The Federal Open Market Committee voted today to keep the Federal Funds rate at 0-.25% – no surprise in that really. It was widely expected.
The Fed did surprise the markets by announcing they will ratchet up their purchases of mortgage-backed securities and start to purchase long term US Treasury Securities. To wit:
“To provide greater support to mortgage lending and housing markets, the Committee decided today to increase the size of the Federal Reserve’s balance sheet further by purchasing up to an additional $750 billion of agency mortgage-backed securities, [Ed. note: They previously committed $500 billion, about half of which has been used up, so this is a massive expansion] bringing its total purchases of these securities to up to $1.25 trillion this year, and to increase its purchases of agency debt this year by up to $100 billion to a total of up to $200 billion.

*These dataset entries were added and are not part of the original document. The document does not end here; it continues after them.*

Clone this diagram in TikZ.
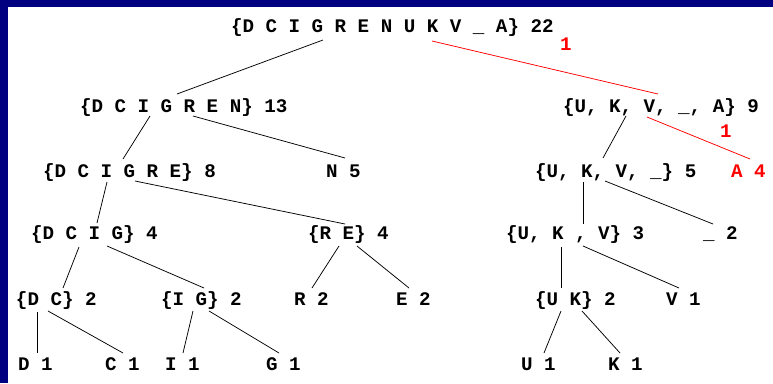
\documentclass[tikz,border=0pt]{standalone}
\usepackage{fontspec}
\setmonofont{Liberation Mono}
\definecolor{navy}{RGB}{0,0,128}
\definecolor{hred}{RGB}{255,0,0}
\tikzset{
  lbl/.style={anchor=base west,inner sep=0pt,outer sep=0pt,font=\fontsize{19.2}{20}\selectfont\ttfamily\bfseries},
  rlbl/.style={lbl,text=hred},
  edge/.style={draw=black,line width=0.75pt},
  redge/.style={draw=hred,line width=0.75pt}
}
\begin{document}
\begin{tikzpicture}[x=1pt,y=-1pt]
\useasboundingbox (0,0) rectangle (773,383);
\fill[white] (0,0) rectangle (773,383);
\fill[navy] (0,0) rectangle (773,7);
\fill[navy] (0,0) rectangle (8,383);
% nodes
\node[lbl] (root) at (231,32) {\{D C I G R E N U K V \_ A\} 22};
\node[rlbl] (w1) at (560,50) {1};
\node[lbl] (n13) at (80,112) {\{D C I G R E N\} 13};
\node[lbl] (n9) at (563,112) {\{U, K, V, \_, A\} 9};
\node[rlbl] (w2) at (720,137) {1};
\node[lbl] (n8) at (43,177) {\{D C I G R E\} 8};
\node[lbl] (n5) at (326,177) {N 5};
\node[lbl] (n5b) at (535,177) {\{U, K, V, \_\} 5};
\node[rlbl] (a4) at (731,177) {A 4};
\node[lbl] (dcig) at (31,239) {\{D C I G\} 4};
\node[lbl] (re) at (308,239) {\{R E\} 4};
\node[lbl] (ukv) at (506,239) {\{U, K , V\} 3};
\node[lbl] (us2) at (703,239) {\_ 2};
\node[lbl] (dc) at (16,305) {\{D C\} 2};
\node[lbl] (ig) at (161,305) {\{I G\} 2};
\node[lbl] (r2) at (294,305) {R 2};
\node[lbl] (e2) at (396,305) {E 2};
\node[lbl] (uk) at (535,305) {\{U K\} 2};
\node[lbl] (v1) at (666,305) {V 1};
\node[lbl] (d1) at (18,370) {D 1};
\node[lbl] (c1) at (105,370) {C 1};
\node[lbl] (i1) at (165,370) {I 1};
\node[lbl] (g1) at (266,370) {G 1};
\node[lbl] (u1) at (521,370) {U 1};
\node[lbl] (k1) at (608,370) {K 1};
% edges
\draw[edge] ([shift={(92,8)}]root.base west) -- ([shift={(97,-18)}]n13.base west);
\draw[redge] ([shift={(201,9)}]root.base west) -- ([shift={(95,-18)}]n9.base west);
\draw[edge] ([shift={(70,4)}]n13.base west) -- ([shift={(80,-18)}]n8.base west);
\draw[edge] ([shift={(113,4)}]n13.base west) -- ([shift={(19,-19)}]n5.base west);
\draw[edge] ([shift={(63,4)}]n9.base west) -- ([shift={(68,-19)}]n5b.base west);
\draw[redge] ([shift={(84,5)}]n9.base west) -- ([shift={(19,-18)}]a4.base west);
\draw[edge] ([shift={(64,5)}]n8.base west) -- ([shift={(66,-16)}]dcig.base west);
\draw[edge] ([shift={(92,4)}]n8.base west) -- ([shift={(37,-15)}]re.base west);
\draw[edge] ([shift={(48,5)}]n5b.base west) -- ([shift={(77,-15)}]ukv.base west);
\draw[edge] ([shift={(70,4)}]n5b.base west) -- ([shift={(10,-15)}]us2.base west);
\draw[edge] ([shift={(48,8)}]dcig.base west) -- ([shift={(47,-17)}]dc.base west);
\draw[edge] ([shift={(76,7)}]dcig.base west) -- ([shift={(43,-17)}]ig.base west);
\draw[edge] ([shift={(31,7)}]re.base west) -- ([shift={(18,-17)}]r2.base west);
\draw[edge] ([shift={(49,7)}]re.base west) -- ([shift={(13,-17)}]e2.base west);
\draw[edge] ([shift={(55,8)}]ukv.base west) -- ([shift={(26,-17)}]uk.base west);
\draw[edge] ([shift={(77,7)}]ukv.base west) -- ([shift={(13,-17)}]v1.base west);
\draw[edge] ([shift={(21,7)}]dc.base west) -- ([shift={(19,-17)}]d1.base west);
\draw[edge] ([shift={(32,6)}]dc.base west) -- ([shift={(18,-17)}]c1.base west);
\draw[edge] ([shift={(32,6)}]ig.base west) -- ([shift={(18,-17)}]i1.base west);
\draw[edge] ([shift={(48,6)}]ig.base west) -- ([shift={(13,-17)}]g1.base west);
\draw[edge] ([shift={(26,6)}]uk.base west) -- ([shift={(23,-17)}]u1.base west);
\draw[edge] ([shift={(47,6)}]uk.base west) -- ([shift={(12,-17)}]k1.base west);
\end{tikzpicture}
\end{document}
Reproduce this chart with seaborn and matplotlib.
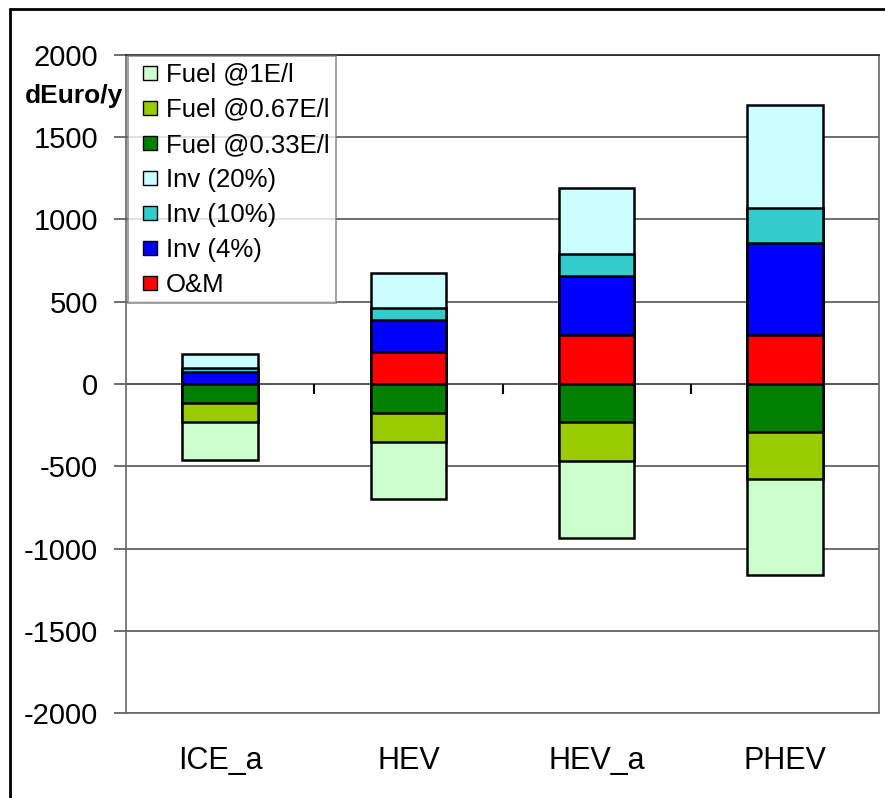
import numpy as np
import pandas as pd
import matplotlib
matplotlib.use('Agg')
import matplotlib.pyplot as plt
from matplotlib.lines import Line2D
import seaborn as sns

sns.set_style('white')
plt.rcParams['font.family'] = ['Liberation Sans', 'DejaVu Sans']
plt.rcParams['axes.unicode_minus'] = False
plt.rcParams['text.color'] = 'black'
plt.rcParams['xtick.color'] = 'black'
plt.rcParams['ytick.color'] = 'black'

# data (dEuro/y per segment)
vehicles = ['ICE_a', 'HEV', 'HEV_a', 'PHEV']
om = [0, 196, 296, 296]
inv4 = [71, 193, 359, 561]
inv10 = [28, 71, 137, 211]
inv20 = [83, 213, 401, 628]
fuel033 = [-115, -174, -233, -290]
fuel067 = [-116, -178, -235, -290]
fuel1 = [-231, -347, -470, -581]

labels = ['Fuel @1E/l', 'Fuel @0.67E/l', 'Fuel @0.33E/l',
          'Inv (20%)', 'Inv (10%)', 'Inv (4%)', 'O&M']
colors = {'Fuel @1E/l': '#CCFFCC', 'Fuel @0.67E/l': '#99CC00',
          'Fuel @0.33E/l': '#008000', 'Inv (20%)': '#CCFFFF',
          'Inv (10%)': '#33CCCC', 'Inv (4%)': '#0000FF', 'O&M': '#FF0000'}

# cumulative stacks: positive (O&M -> Inv) and negative (fuel)
pos = np.cumsum([om, inv4, inv10, inv20], axis=0)
neg = np.cumsum([fuel033, fuel067, fuel1], axis=0)
stacks = {'O&M': pos[0], 'Inv (4%)': pos[1], 'Inv (10%)': pos[2], 'Inv (20%)': pos[3],
          'Fuel @0.33E/l': neg[0], 'Fuel @0.67E/l': neg[1], 'Fuel @1E/l': neg[2]}

fig = plt.figure(figsize=(8.85, 7.98), dpi=100)
ax = fig.add_axes([0.1424, 0.1065, 0.8508, 0.8246])

# draw outer-most totals first, inner segments over them
draw_order = ['Inv (20%)', 'Inv (10%)', 'Inv (4%)', 'O&M',
              'Fuel @1E/l', 'Fuel @0.67E/l', 'Fuel @0.33E/l']
for name in draw_order:
    df = pd.DataFrame({'vehicle': vehicles, 'value': stacks[name]})
    sns.barplot(data=df, x='vehicle', y='value', color=colors[name],
                saturation=1, edgecolor='black', linewidth=1.8,
                width=0.4, ax=ax, errorbar=None)

ax.set_xlim(-0.5, 3.5)
ax.set_ylim(-2000, 2000)
ax.set_yticks(np.arange(-2000, 2001, 500))
ax.set_xlabel('')
ax.set_ylabel('')
ax.set_axisbelow(True)
ax.yaxis.grid(True, color='#555555', linewidth=1.2)
ax.axhline(0, color='#555555', linewidth=1.2, zorder=0.5)
ax.vlines([0.5, 1.5, 2.5], -60, 0, color='black', linewidth=1.5)

for s in ax.spines.values():
    s.set_color('#666666')
    s.set_linewidth(1.2)
ax.spines['top'].set_color('#222222')

ax.tick_params(axis='y', direction='out', length=9, width=1.2,
               color='#555555', labelsize=21, pad=11, left=True)
ax.tick_params(axis='x', length=0, labelsize=22, pad=24)

handles = [Line2D([], [], linestyle='none', marker='s', markersize=10,
                  markerfacecolor=colors[l], markeredgecolor='black',
                  markeredgewidth=1, label=l)
           for l in labels]
leg = ax.legend(handles=handles, loc='upper left', bbox_to_anchor=(0.003, 0.998),
                borderaxespad=0, fontsize=18.5, frameon=True, fancybox=False,
                handlelength=1.2, handletextpad=0.0, numpoints=1,
                labelspacing=0.43, borderpad=0.25)
leg.get_frame().set_edgecolor('#777777')
leg.get_frame().set_linewidth(1.2)

fig.text(123 / 885, 1 - 96 / 798, 'dEuro/y', ha='right', va='center',
         fontsize=19, fontweight='bold')

# outer frame (top and left edges visible)
fig.add_artist(Line2D([10 / 885, 1], [1 - 9 / 798, 1 - 9 / 798],
                      transform=fig.transFigure, color='black', linewidth=2))
fig.add_artist(Line2D([10 / 885, 10 / 885], [0, 1 - 9 / 798],
                      transform=fig.transFigure, color='black', linewidth=2))

fig.savefig('out.png', dpi=100)
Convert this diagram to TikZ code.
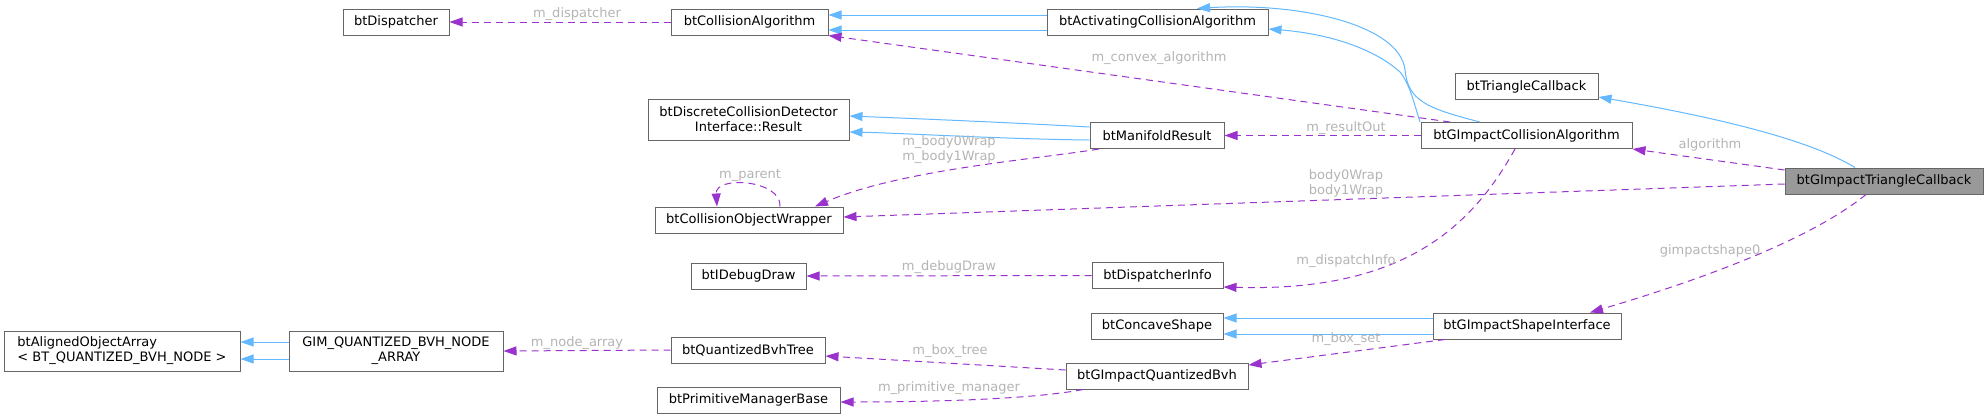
\documentclass[tikz,border=0pt]{standalone}
\usepackage{fontspec}
\setmainfont{DejaVu Sans}
\usepackage{xcolor}
\usetikzlibrary{arrows.meta, calc}
\definecolor{edgepurple}{HTML}{9A32CD}
\definecolor{edgeblue}{HTML}{63B8FF}
\definecolor{boxgray}{HTML}{666666}
\definecolor{lblgray}{HTML}{B4B4B4}
\definecolor{curfill}{HTML}{999999}

\begin{document}
\begin{tikzpicture}[x=1pt, y=-1pt,
    cls/.style={draw=boxgray, fill=white, line width=1pt, rectangle, inner sep=0pt, minimum height=26pt, font=\fontsize{13}{15}\selectfont},
    member/.style={edgepurple, line width=1pt, dash pattern=on 7pt off 5pt, -{Triangle[length=13pt, width=9pt]}},
    inherit/.style={edgeblue, line width=1pt, -{Triangle[length=13pt, width=9pt]}},
    lbl/.style={lblgray, inner sep=0pt, font=\fontsize{13}{15}\selectfont, align=center}]
    \useasboundingbox (0,0) rectangle (1988,418);

    \node (disp) [cls, minimum width=106pt] at (396,22) {btDispatcher};
    \node (colalg) [cls, minimum width=157pt] at (749.5,22) {btCollisionAlgorithm};
    \node (actalg) [cls, minimum width=221pt] at (1157.5,22) {btActivatingCollisionAlgorithm};
    \node (dcdres) [cls, minimum width=201pt, minimum height=41pt, align=center] at (748.5,119.5) {btDiscreteCollisionDetector\\Interface::Result};
    \node (mres) [cls, minimum width=134pt] at (1157,135.5) {btManifoldResult};
    \node (tricb) [cls, minimum width=143pt] at (1526.5,86.5) {btTriangleCallback};
    \node (gcalg) [cls, minimum width=211pt] at (1526.5,135.5) {btGImpactCollisionAlgorithm};
    \node (gtcb) [cls, fill=curfill, minimum width=198pt] at (1884,181) {btGImpactTriangleCallback};
    \node (cow) [cls, minimum width=188pt] at (749,220) {btCollisionObjectWrapper};
    \node (dbg) [cls, minimum width=115pt] at (748.5,276) {btIDebugDraw};
    \node (dinfo) [cls, minimum width=131pt] at (1157.5,275.5) {btDispatcherInfo};
    \node (aoa) [cls, minimum width=236pt, minimum height=40pt, align=left] at (122,351) {btAlignedObjectArray\\< BT\_QUANTIZED\_BVH\_NODE >};
    \node (gimarr) [cls, minimum width=214pt, minimum height=40pt, align=center] at (396,351) {GIM\_QUANTIZED\_BVH\_NODE\\\_ARRAY};
    \node (qbvht) [cls, minimum width=154pt] at (748,350) {btQuantizedBvhTree};
    \node (pmb) [cls, minimum width=183pt] at (748.5,400) {btPrimitiveManagerBase};
    \node (ccs) [cls, minimum width=132pt] at (1157,326) {btConcaveShape};
    \node (gqbvh) [cls, minimum width=182pt] at (1157,376) {btGImpactQuantizedBvh};
    \node (gsi) [cls, minimum width=188pt] at (1527,326) {btGImpactShapeInterface};

    \draw[inherit] (actalg.west |- 0,15) -- (colalg.east |- 0,15);
    \draw[inherit] (actalg.west |- 0,30) -- (colalg.east |- 0,30);
    \draw[inherit] (gcalg.north -| 1480,0) .. controls (1425,108) and (1408,100) .. (1405,70) .. controls (1400,25) and (1300,2) .. (actalg.north -| 1197,0);
    \draw[inherit] (gcalg.north -| 1420,0) .. controls (1413,100) and (1410,85) .. (1400,72) .. controls (1370,45) and (1320,33) .. (actalg.east |- 0,29);
    \draw[inherit] (gtcb.north -| 1855,0) .. controls (1810,140) and (1720,118) .. (tricb.east |- 0,97);
    \draw[inherit] (mres.west |- 0,127) .. controls (1000,122) and (900,118) .. (dcdres.east |- 0,116);
    \draw[inherit] (mres.west |- 0,140) .. controls (1000,139) and (900,133) .. (dcdres.east |- 0,132);
    \draw[inherit] (gsi.west |- 0,318) -- (ccs.east |- 0,318);
    \draw[inherit] (gsi.west |- 0,334) -- (ccs.east |- 0,334);
    \draw[inherit] (gimarr.west |- 0,342) -- (aoa.east |- 0,342);
    \draw[inherit] (gimarr.west |- 0,359) -- (aoa.east |- 0,359);

    \draw[member] (colalg.west) -- (disp.east);
    \draw[member] (gcalg.north -| 1450,0) -- (colalg.south east);
    \draw[member] (gcalg.west) -- (mres.east);
    \draw[member] (mres.south -| 1099,0) .. controls (1030,160) and (900,170) .. (cow.north -| 815,0);
    \draw[member] (cow.north -| 780,0) .. controls (782,180) and (715,175) .. (cow.north -| 717,0);
    \draw[member] (gtcb.west |- 0,184) -- (cow.east |- 0,217);
    \draw[member] (gtcb.west |- 0,170) -- (gcalg.south east);
    \draw[member] (gcalg.south -| 1515,0) .. controls (1470,230) and (1400,292) .. (dinfo.east |- 0,287);
    \draw[member] (dinfo.west) -- (dbg.east);
    \draw[member] (gtcb.south -| 1866,0) .. controls (1810,240) and (1700,280) .. (gsi.north -| 1590,0);
    \draw[member] (gsi.south -| 1445,0) -- (gqbvh.east |- 0,365);
    \draw[member] (gqbvh.west |- 0,370) -- (qbvht.east |- 0,356);
    \draw[member] (gqbvh.south -| 1083,0) .. controls (1040,398) and (950,402) .. (pmb.east |- 0,402);
    \draw[member] (qbvht.west) -- (gimarr.east);

    \node (lDispatcher) [lbl] at (577,14) {m\_dispatcher};
    \node (lConvex) [lbl] at (1159,58) {m\_convex\_algorithm};
    \node (lResultOut) [lbl] at (1346,128) {m\_resultOut};
    \node (lBodyWrapM) [lbl] at (949,150) {m\_body0Wrap\\m\_body1Wrap};
    \node (lParent) [lbl] at (750,175) {m\_parent};
    \node (lBodyWrap) [lbl] at (1346,183) {body0Wrap\\body1Wrap};
    \node (lAlgorithm) [lbl] at (1710,145) {algorithm};
    \node (lDebugDraw) [lbl] at (949,267) {m\_debugDraw};
    \node (lDispatchInfo) [lbl] at (1346,261) {m\_dispatchInfo};
    \node (lShape) [lbl] at (1710,251) {gimpactshape0};
    \node (lBoxSet) [lbl] at (1346,339) {m\_box\_set};
    \node (lNodeArray) [lbl] at (577,343) {m\_node\_array};
    \node (lBoxTree) [lbl] at (950,351) {m\_box\_tree};
    \node (lPrimMgr) [lbl] at (949,388) {m\_primitive\_manager};
\end{tikzpicture}
\end{document}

Moreover, to help improve conditions in private credit markets, the Committee decided to purchase up to $300 billion of longer-term Treasury securities over the next six months.”
Those two sentences have sent the bond markets on a romp, and mortgage rates are dropping accordingly. We’ll need to see how this plays out – it’s still early – but between the ramped up purchases of mortgage securities and treasury securities, the stage seems set for mortgage rates to re-set lower by .25%-.5% and stay there for some time.